At this point we're confident and want to release things for real. Once again, we can check what dist thinks should happen with the plan command:
dist plan
Similarly you can check that cargo publish
will work with the --dry-run
flag:
cargo publish --dry-run
If both of those seem happy, you're ready to release! All we need to do is push up a commit that has the Git Tag that plan suggested. As we've seen in previous sections, it's recommending "v0.1.0" for our example app, so let's use that:
# Publish to a Github Release with dist
git commit -am "Chore: Release 0.1.0"
git tag "v0.1.0"
git push
git push --tags
# Publish to crates.io
cargo publish
and that's... it! If everything's working, your CI should spin up a "Release" workflow that dist generated for you, and after a few minutes the "Releases" section of your repo should have all the results populated with something like this:
Oops! There's some extra features in that screenshot that I haven't explained yet! This includes the "Release Notes" feature and a few installers. Since we're talking about Releasing, let's talk about Release Notes.
Release Notes
If your project has a top-level RELEASES/CHANGELOG file like "RELEASES.md", then dist will automatically try to use it as part of your Announcement (Github Release). We use the parse-changelog library to try to find a heading for the version you're releasing, and if we do, we add it to the Github Release's text. We also use the heading as the title for the Github Release (rather than just the git tag).

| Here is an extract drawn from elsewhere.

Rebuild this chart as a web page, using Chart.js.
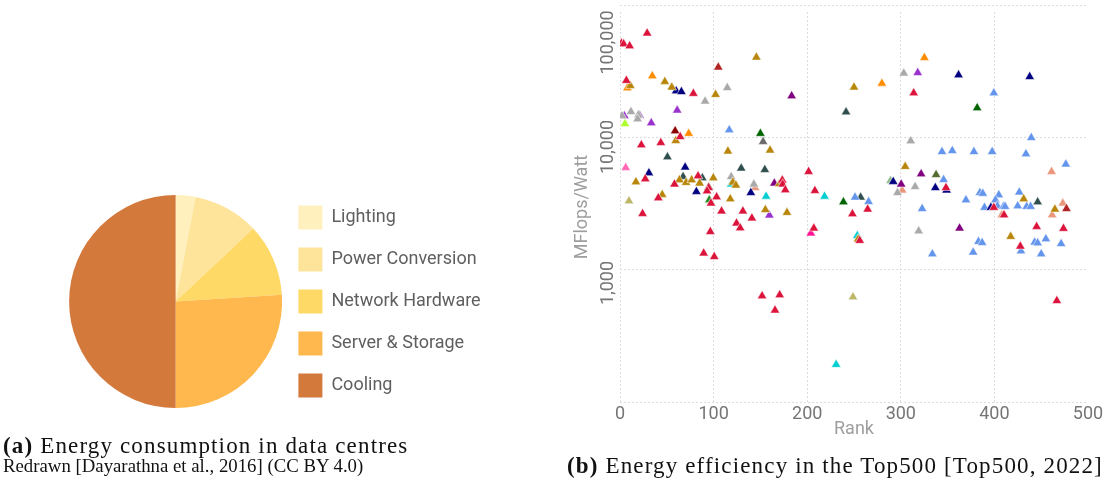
<!DOCTYPE html>
<html>
<head>
<meta charset="utf-8">
<script src="https://cdn.jsdelivr.net/npm/chart.js@4.4.0/dist/chart.umd.min.js"></script>
<style>
  body { margin: 0; background: #fff; width: 1108px; height: 489px; position: relative; overflow: hidden; }
  canvas { position: absolute; }
  #pieChart { left: 0; top: 0; }
  #scatterChart { left: 560px; top: 0; }
  .caption { position: absolute; font-family: "Liberation Serif", serif; color: #111; white-space: nowrap; line-height: 1; }
  .caption b { font-weight: bold; }
  #capA { left: 3px; top: 434px; font-size: 23px; letter-spacing: 1.15px; }
  #capA2 { left: 3px; top: 457px; font-size: 18.8px; }
  #capB { left: 567px; top: 454px; font-size: 23px; letter-spacing: 1.15px; }
</style>
</head>
<body>
<canvas id="pieChart" width="500" height="480"></canvas>
<canvas id="scatterChart" width="548" height="445"></canvas>
<div class="caption" id="capA"><b>(a)</b> Energy consumption in data centres</div>
<div class="caption" id="capA2">Redrawn [Dayarathna et al., 2016] (CC BY 4.0)</div>
<div class="caption" id="capB"><b>(b)</b> Energy efficiency in the Top500 [Top500, 2022]</div>
<script>
// ---- (a) energy consumption in data centres, share in %
const energyLabels = ['Lighting', 'Power Conversion', 'Network Hardware', 'Server & Storage', 'Cooling'];
const energyShare = [3, 10, 11, 26, 50];
const energyColors = ['#fff0bd', '#fee39b', '#ffd966', '#ffb84d', '#d4793c'];

// ---- (b) Top500: [rank, MFlops/Watt], one list per marker colour
const crimsonPts = [[29,62100],[1.5,52100],[3.9,51500],[10.3,49800],[6.8,27200],[78.4,21700],[64.3,10200],[22.8,8850],[43.6,9210],[27,4890],[58.2,4460],[83.4,5150],[94.7,4200],[93,3960],[103.2,3570],[97.2,3200],[173.4,4790],[173.8,4460],[176.6,4040],[201.5,5560],[208.2,3990],[40.9,3510],[24.1,2670],[108.5,2790],[131.3,2790],[140.9,2470],[124.5,2260],[128.4,2080],[96.5,1950],[89.4,1340],[100.7,1260],[207.1,2070],[151.8,635],[170.6,647],[165.6,495],[313.8,21900],[348.3,4200],[264.6,2880],[248.3,2660],[399.4,2970],[410.3,2610],[427.7,1510],[445.1,2130],[473.8,2060],[256.1,1670],[466.7,585]];
const deeppinkPts = [[203.9,1900]];
const firebrickPts = [[105,34300],[477,2910]];
const goldenrodPts = [[145.7,40800],[47.9,26700],[11.1,24900],[55.3,24200],[102.1,21300],[59.6,9540],[160.3,8070],[115.3,7930],[17,4640],[63.5,4810],[70.6,4590],[76.6,4810],[85.1,4540],[99.7,4980],[117.8,3450],[120.6,4610],[123.8,4380],[170.2,4490],[45.1,3720],[155.3,2860],[178.4,2720],[250,24200],[304.7,6070],[431.3,3450],[464.6,2880],[417.4,1790],[254.3,1710]];
const orangePts = [[34.5,29500],[7.9,23900],[73.4,10800],[325.2,40600],[279.8,25900]];
const navyPts = [[60,22700],[65.6,22400],[69.6,6000],[30.9,5430],[81.6,3920],[139.8,3850],[361.7,30000],[437.7,29100],[291.9,4670],[336.9,4200],[348.9,4020],[396.2,2970]];
const grayPts = [[114.6,24000],[90.9,18950],[11.7,15800],[2.1,14700],[19.6,14900],[18.8,13900],[118.8,5090],[143,4460],[303.2,30900],[310.6,9490],[296.5,3850],[315.3,4280],[319.1,1970]];
const orchidPts = [[61.1,16200],[4.7,14700],[21,14800],[33.4,13000],[159.6,2600],[318.1,31200]];
const purplePts = [[183.4,20800],[164.9,4540],[321.7,5340],[300.4,4460],[362.8,2070]];
const greenyellowPts = [[5.3,12800]];
const darkredPts = [[58.9,11300]];
const bluePts = [[116.7,11500],[399.4,21900],[439.4,10050],[344,7870],[355,8010],[378.1,7870],[397.6,7870],[433.7,7570],[476.3,6320],[345.7,4830],[251.1,3550],[265.6,3290],[322.8,2910],[369.6,3390],[384.5,3850],[387.6,3800],[404.7,3700],[401.1,3390],[389.4,2970],[403.2,3050],[409.6,3020],[411.4,3020],[426.6,3880],[424.9,3050],[434.5,3020],[438.7,3020],[333.7,1320],[377.3,1360],[383,1640],[386.9,1610],[428.4,1390],[443,1620],[446.2,1600],[455,1720],[450,1320],[471.3,1580]];
const darkgreenPts = [[150,10800],[381.6,16900],[238.7,3270]];
const dimgrayPts = [[152.9,9380]];
const slatePts = [[50.7,7180],[67.4,5090],[88,4980],[129.5,5890],[154.7,5750],[241.5,15700],[257.1,3550],[446.2,3270]];
const hotpinkPts = [[6.1,5960]];
const forestPts = [[94.7,4260],[95.4,3390]];
const turquoisePts = [[118.8,4460],[156.1,3610],[218.5,3610],[253.5,1820],[230.9,192]];
const salmonPts = [[144.4,4200],[461.1,5560],[301.5,4020],[407.9,2610],[473.1,3200],[461.7,2610]];
const olivePts = [[337.7,5270]];
const seagreenPts = [[289,4750]];
const khakiPts = [[9.6,3330],[248.9,624]];

const rankTicks = [0, 100, 200, 300, 400, 500];
const yTickValues = [100, 1000, 10000, 100000];
const yTickLabels = ['', '1,000', '10,000', '100,000'];

Chart.defaults.font.family = 'Roboto';
Chart.defaults.animation = false;

// pie chart with legend on the right
new Chart(document.getElementById('pieChart'), {
  type: 'pie',
  data: {
    labels: energyLabels,
    datasets: [{
      data: energyShare,
      backgroundColor: energyColors,
      borderWidth: 0,
      hoverOffset: 0
    }]
  },
  options: {
    responsive: false,
    events: [],
    radius: 106.5,
    layout: { padding: { left: 70.8, top: 123, bottom: 0, right: 10 } },
    plugins: {
      tooltip: { enabled: false },
      legend: {
        position: 'right',
        labels: {
          boxWidth: 24,
          boxHeight: 24,
          padding: 18,
          color: '#5f5f5f',
          font: { size: 18 }
        }
      }
    }
  }
});

// scatter of every colour group
const scatterGroups = [
  ['crimson', crimsonPts], ['deeppink', deeppinkPts], ['firebrick', firebrickPts],
  ['darkgoldenrod', goldenrodPts], ['darkorange', orangePts], ['navy', navyPts],
  ['darkgray', grayPts], ['darkorchid', orchidPts], ['purple', purplePts],
  ['greenyellow', greenyellowPts], ['darkred', darkredPts], ['cornflowerblue', bluePts],
  ['darkgreen', darkgreenPts], ['dimgray', dimgrayPts], ['darkslategray', slatePts],
  ['hotpink', hotpinkPts], ['forestgreen', forestPts], ['darkturquoise', turquoisePts],
  ['darksalmon', salmonPts], ['darkolivegreen', olivePts], ['darkseagreen', seagreenPts],
  ['darkkhaki', khakiPts]
];

const gridColor = '#dcdcdc';
const tickFont = { size: 18 };
// extra trailing spaces push the rotated labels down like the original
const yLabelPad = [0, 2, 0, 5];

new Chart(document.getElementById('scatterChart'), {
  type: 'scatter',
  data: {
    datasets: scatterGroups.map(g => ({
      data: g[1],
      backgroundColor: g[0],
      borderColor: 'rgba(255,255,255,0.55)',
      borderWidth: 1,
      pointStyle: 'triangle',
      pointRadius: 5.5
    }))
  },
  options: {
    responsive: false,
    events: [],
    layout: { padding: { top: 12, right: 20, left: 0, bottom: 0 } },
    plugins: { legend: { display: false }, tooltip: { enabled: false } },
    scales: {
      x: {
        type: 'linear',
        min: rankTicks[0],
        max: rankTicks[rankTicks.length - 1],
        afterBuildTicks: s => { s.ticks = rankTicks.map(v => ({ value: v })); },
        afterFit: s => { s.height = 43; s.paddingLeft = 0; s.paddingRight = 0; },
        ticks: { color: '#757575', font: tickFont, padding: 2, maxRotation: 0, autoSkip: false },
        grid: {
          drawTicks: false,
          color: c => (c.tick && c.tick.value === 500) ? 'rgba(0,0,0,0)' : gridColor
        },
        border: { display: false, dash: [2, 2] },
        title: { display: true, text: 'Rank', color: '#9e9e9e', font: { size: 18 }, padding: { top: 0, bottom: 5 } }
      },
      y: {
        type: 'logarithmic',
        min: 100,
        max: 90000,
        afterBuildTicks: s => { s.ticks = yTickValues.map(v => ({ value: v })); },
        afterFit: s => { s.width = 60; s.paddingTop = 0; s.paddingBottom = 0; },
        ticks: {
          color: '#757575',
          font: tickFont,
          autoSkip: false,
          minRotation: 90,
          maxRotation: 90,
          padding: 12,
          labelOffset: -18,
          callback: v => {
            const i = yTickValues.indexOf(v);
            return i < 0 ? '' : yTickLabels[i] + ' '.repeat(yLabelPad[i]);
          }
        },
        grid: { drawTicks: false, color: gridColor },
        border: { display: false, dash: [2, 2] },
        title: { display: true, text: 'MFlops/Watt', color: '#9e9e9e', font: { size: 18 }, padding: { top: 12, bottom: 0 } }
      }
    }
  }
});
</script>
</body>
</html>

Roughly speaking, the library is looking for something like:
# <ignorable prefix> <version> <ignorable suffix>
For instance in # Version 1.0.0 (2022-03-01)
, the only really important part is the "1.0.0", which should exactly match the Cargo version of your package. If you want to see how your RELEASES/CHANGELOG file is interpreted you can install parse-changelog as a CLI and run it on the file to see what it thinks. In the future we'll have some better debugging tools for this.
If you're publishing a Version with some prerelease bits like "1.0.0-prerelease.1", then we'll first look for that exact match in your RELEASES/CHANGELOG. If we can't find it we'll strip the prerelease/build suffix (in this case going back to "1.0.0") and check for that. If that finds a match we'll edit the heading to include the prerelease suffix when we include it in the Announcement. This lets you have a stable heading like # Version 1.0.0 (under development)
, and prereleases will get headings like # Version 1.0.0-prerelease.1 (under development)
.
If none of the previous rules apply, "1.0.0-prerelease.1" will also match a special "Unreleased" heading (i.e. "# Unreleased"), which will get rewritten to "# Version 1.0.0-prerelease.1". This lets you maintain a changelog for a pending release without having to commit to what version it will be.